What the task asks. Only the lines from the start of the data through the line containing "const AXIS_GREY = '#9d9d9d';" should be written out, exactly as they are, with both ends included and the pictures left out.

Data.
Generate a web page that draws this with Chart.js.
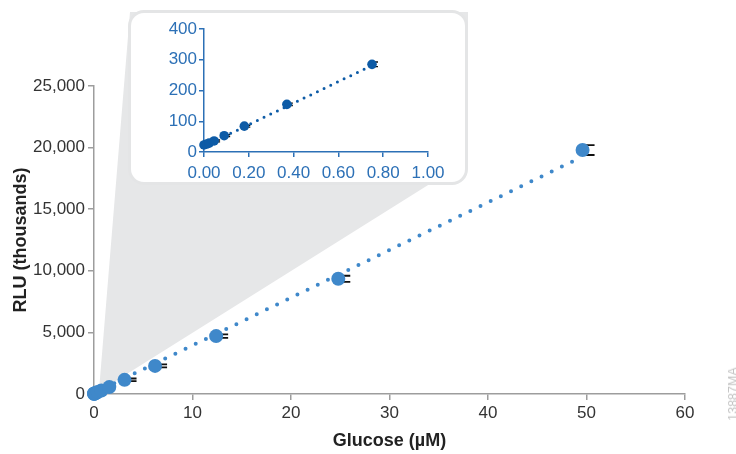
<!DOCTYPE html>
<html>
<head>
<meta charset="utf-8">
<script src="https://cdn.jsdelivr.net/npm/chart.js@4.4.1/dist/chart.umd.min.js"></script>
<style>
  html, body { margin: 0; padding: 0; background: #fff; }
  #wrap { position: relative; width: 736px; height: 454px; overflow: hidden; }
  #mainChart { position: absolute; left: 0; top: 0; }
  #insetBox {
    position: absolute; left: 128px; top: 10px; width: 340px; height: 175px;
    box-sizing: border-box; border: 3px solid #e4e5e6; border-radius: 16px; background: #fff;
  }
  #insetChart { position: absolute; left: 131px; top: 13px; }
  #code {
    position: absolute; left: 733px; top: 394px;
    transform: translate(-50%, -50%) rotate(-90deg);
    white-space: nowrap; font: 12.5px 'Liberation Sans', Arial, sans-serif; color: #c4c4c4;
  }
</style>
</head>
<body>
<div id="wrap">
  <canvas id="mainChart" width="736" height="454"></canvas>
  <div id="insetBox"></div>
  <canvas id="insetChart" width="334" height="169"></canvas>
  <div id="code">13887MA</div>
</div>
<script>
// ── data ──
const glucose = [0, 0.012, 0.023, 0.045, 0.09, 0.18, 0.37, 0.75, 1.55, 3.1, 6.2, 12.4, 24.8, 49.6];
const rlu     = [23, 26, 29, 36, 53, 84, 155, 285, 560, 1150, 2280, 4700, 9350, 19800];
const rluErr  = [3, 3, 3, 3, 3, 3, 4, 7.5, 60, 110, 120, 140, 250, 400];

// dotted fit lines (end points)
const fitMainX  = [0, 49.2];
const fitMainY  = [76, 19116];
const fitInsetX = [0, 0.74];
const fitInsetY = [19, 278];

// tick labels
const xTicksMain  = [0, 10, 20, 30, 40, 50, 60];
const yTicksMain  = [0, 5000, 10000, 15000, 20000, 25000];
const xTicksInset = [0, 0.2, 0.4, 0.6, 0.8, 1.0];
const yTicksInset = [0, 100, 200, 300, 400];

const MAIN_BLUE = '#3f88ca';
const INSET_BLUE = '#0d5ba6';
const INSET_AXIS = '#2c70b6';
const AXIS_GREY = '#9d9d9d';

Chart.defaults.font.family = "'Liberation Sans', Arial, sans-serif";
Chart.defaults.animation = false;

const points = glucose.map((g, i) => ({ x: g, y: rlu[i] }));
const insetIdx = glucose.map((g, i) => i).filter(i => glucose[i] <= xTicksInset[xTicksInset.length - 1]);
const insetPoints = insetIdx.map(i => points[i]);
const insetErr = insetIdx.map(i => rluErr[i]);

const fixedTicks = arr => scale => { scale.ticks = arr.map(v => ({ value: v })); };

// black error caps drawn just right of each marker
const errorBars = {
  id: 'errorBars',
  beforeDatasetsDraw(chart, args, opts) {
    const ds = chart.data.datasets[0];
    const { ctx, scales: { x, y } } = chart;
    ctx.save();
    ctx.strokeStyle = opts.color;
    ctx.lineWidth = opts.width;
    ds.data.forEach((p, i) => {
      const e = ds.errors[i];
      const px = x.getPixelForValue(p.x);
      const top = y.getPixelForValue(p.y + e);
      const bot = y.getPixelForValue(p.y - e);
      if (bot - top < opts.minGap) return;
      ctx.beginPath();
      ctx.moveTo(px + opts.capFrom, top); ctx.lineTo(px + opts.capTo, top);
      ctx.moveTo(px + opts.capFrom, bot); ctx.lineTo(px + opts.capTo, bot);
      ctx.moveTo(px + opts.stem, top); ctx.lineTo(px + opts.stem, bot);
      ctx.stroke();
    });
    ctx.restore();
  }
};

// grey callout wedge from the zoomed corner up to the inset box
const zoomWedge = {
  id: 'zoomWedge',
  beforeDraw(chart) {
    const { ctx, scales: { x, y } } = chart;
    const box = document.getElementById('insetBox');
    const ax = x.getPixelForValue(xTicksInset[xTicksInset.length - 1] / 2);
    const ay = y.getPixelForValue(yTicksInset[yTicksInset.length - 1] / 2);
    const l = box.offsetLeft + 2, t = box.offsetTop + 2;
    const r = box.offsetLeft + box.offsetWidth, b = box.offsetTop + box.offsetHeight - 25;
    ctx.save();
    ctx.fillStyle = '#e6e7e8';
    ctx.beginPath();
    ctx.moveTo(ax, ay);
    ctx.lineTo(l, t);
    ctx.lineTo(r, t);
    ctx.lineTo(r, b);
    ctx.closePath();
    ctx.fill();
    ctx.restore();
  }
};

new Chart(document.getElementById('mainChart'), {
  type: 'scatter',
  data: {
    datasets: [
      {
        data: points,
        errors: rluErr,
        backgroundColor: MAIN_BLUE,
        borderWidth: 0,
        pointRadius: 7,
        clip: false
      },
      {
        data: fitMainX.map((v, i) => ({ x: v, y: fitMainY[i] })),
        showLine: true,
        borderColor: MAIN_BLUE,
        borderWidth: 4,
        borderDash: [0, 11.3],
        borderCapStyle: 'round',
        pointRadius: 0,
        clip: false
      }
    ]
  },
  options: {
    responsive: false,
    layout: { padding: { left: 0, top: 86, right: 51, bottom: 0 } },
    plugins: {
      legend: { display: false },
      tooltip: { enabled: false },
      errorBars: { color: '#111', width: 1.8, capFrom: -3, capTo: 12, stem: 3, minGap: 2 }
    },
    scales: {
      x: {
        type: 'linear', min: 0, max: 60,
        afterBuildTicks: fixedTicks(xTicksMain),
        afterFit: s => { s.height = 60; },
        grid: { drawOnChartArea: false, drawTicks: true, tickLength: 6, color: AXIS_GREY, lineWidth: 1.5 },
        border: { color: AXIS_GREY, width: 1.5 },
        ticks: { color: '#333', font: { size: 17 }, padding: 3, maxRotation: 0 },
        title: { display: true, text: 'Glucose (µM)', color: '#222', font: { size: 18, weight: 'bold' }, padding: { top: 0, bottom: 2 } }
      },
      y: {
        type: 'linear', min: 0, max: 25000,
        afterBuildTicks: fixedTicks(yTicksMain),
        afterFit: s => { s.width = 94; },
        grid: { drawOnChartArea: false, drawTicks: true, tickLength: 6, color: AXIS_GREY, lineWidth: 1.5 },
        border: { color: AXIS_GREY, width: 1.5 },
        ticks: { color: '#333', font: { size: 17 }, padding: 3, callback: v => v.toLocaleString('en-US') },
        title: { display: true, text: 'RLU (thousands)', color: '#222', font: { size: 18, weight: 'bold' }, padding: { top: 10, bottom: 0 } }
      }
    }
  },
  plugins: [zoomWedge, errorBars]
});

new Chart(document.getElementById('insetChart'), {
  type: 'scatter',
  data: {
    datasets: [
      {
        data: insetPoints,
        errors: insetErr,
        backgroundColor: INSET_BLUE,
        borderWidth: 0,
        pointRadius: 4.8,
        clip: false
      },
      {
        data: fitInsetX.map((v, i) => ({ x: v, y: fitInsetY[i] })),
        showLine: true,
        borderColor: INSET_BLUE,
        borderWidth: 3,
        borderDash: [0, 7.4],
        borderCapStyle: 'round',
        pointRadius: 0,
        clip: false
      }
    ]
  },
  options: {
    responsive: false,
    layout: { padding: { left: 0, top: 16, right: 37, bottom: 0 } },
    plugins: {
      legend: { display: false },
      tooltip: { enabled: false },
      errorBars: { color: '#111', width: 1.4, capFrom: -2, capTo: 6, stem: 2, minGap: 0 }
    },
    scales: {
      x: {
        type: 'linear', min: 0, max: 1,
        afterBuildTicks: fixedTicks(xTicksInset),
        afterFit: s => { s.height = 30; },
        grid: { drawOnChartArea: false, drawTicks: true, tickLength: 5, color: INSET_AXIS, lineWidth: 1.5 },
        border: { color: INSET_AXIS, width: 1.5 },
        ticks: { color: INSET_AXIS, font: { size: 17 }, padding: 6, maxRotation: 0, callback: v => v.toFixed(2) }
      },
      y: {
        type: 'linear', min: 0, max: 400,
        afterBuildTicks: fixedTicks(yTicksInset),
        afterFit: s => { s.width = 73; },
        grid: { drawOnChartArea: false, drawTicks: true, tickLength: 5, color: INSET_AXIS, lineWidth: 1.5 },
        border: { color: INSET_AXIS, width: 1.5 },
        ticks: { color: INSET_AXIS, font: { size: 17 }, padding: 2 }
      }
    }
  },
  plugins: [errorBars]
});
</script>
</body>
</html>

Output of the task.
Generate a web page that draws this with Chart.js.
<!DOCTYPE html>
<html>
<head>
<meta charset="utf-8">
<script src="https://cdn.jsdelivr.net/npm/chart.js@4.4.1/dist/chart.umd.min.js"></script>
<style>
  html, body { margin: 0; padding: 0; background: #fff; }
  #wrap { position: relative; width: 736px; height: 454px; overflow: hidden; }
  #mainChart { position: absolute; left: 0; top: 0; }
  #insetBox {
    position: absolute; left: 128px; top: 10px; width: 340px; height: 175px;
    box-sizing: border-box; border: 3px solid #e4e5e6; border-radius: 16px; background: #fff;
  }
  #insetChart { position: absolute; left: 131px; top: 13px; }
  #code {
    position: absolute; left: 733px; top: 394px;
    transform: translate(-50%, -50%) rotate(-90deg);
    white-space: nowrap; font: 12.5px 'Liberation Sans', Arial, sans-serif; color: #c4c4c4;
  }
</style>
</head>
<body>
<div id="wrap">
  <canvas id="mainChart" width="736" height="454"></canvas>
  <div id="insetBox"></div>
  <canvas id="insetChart" width="334" height="169"></canvas>
  <div id="code">13887MA</div>
</div>
<script>
// ── data ──
const glucose = [0, 0.012, 0.023, 0.045, 0.09, 0.18, 0.37, 0.75, 1.55, 3.1, 6.2, 12.4, 24.8, 49.6];
const rlu     = [23, 26, 29, 36, 53, 84, 155, 285, 560, 1150, 2280, 4700, 9350, 19800];
const rluErr  = [3, 3, 3, 3, 3, 3, 4, 7.5, 60, 110, 120, 140, 250, 400];

// dotted fit lines (end points)
const fitMainX  = [0, 49.2];
const fitMainY  = [76, 19116];
const fitInsetX = [0, 0.74];
const fitInsetY = [19, 278];

// tick labels
const xTicksMain  = [0, 10, 20, 30, 40, 50, 60];
const yTicksMain  = [0, 5000, 10000, 15000, 20000, 25000];
const xTicksInset = [0, 0.2, 0.4, 0.6, 0.8, 1.0];
const yTicksInset = [0, 100, 200, 300, 400];

const MAIN_BLUE = '#3f88ca';
const INSET_BLUE = '#0d5ba6';
const INSET_AXIS = '#2c70b6';
const AXIS_GREY = '#9d9d9d';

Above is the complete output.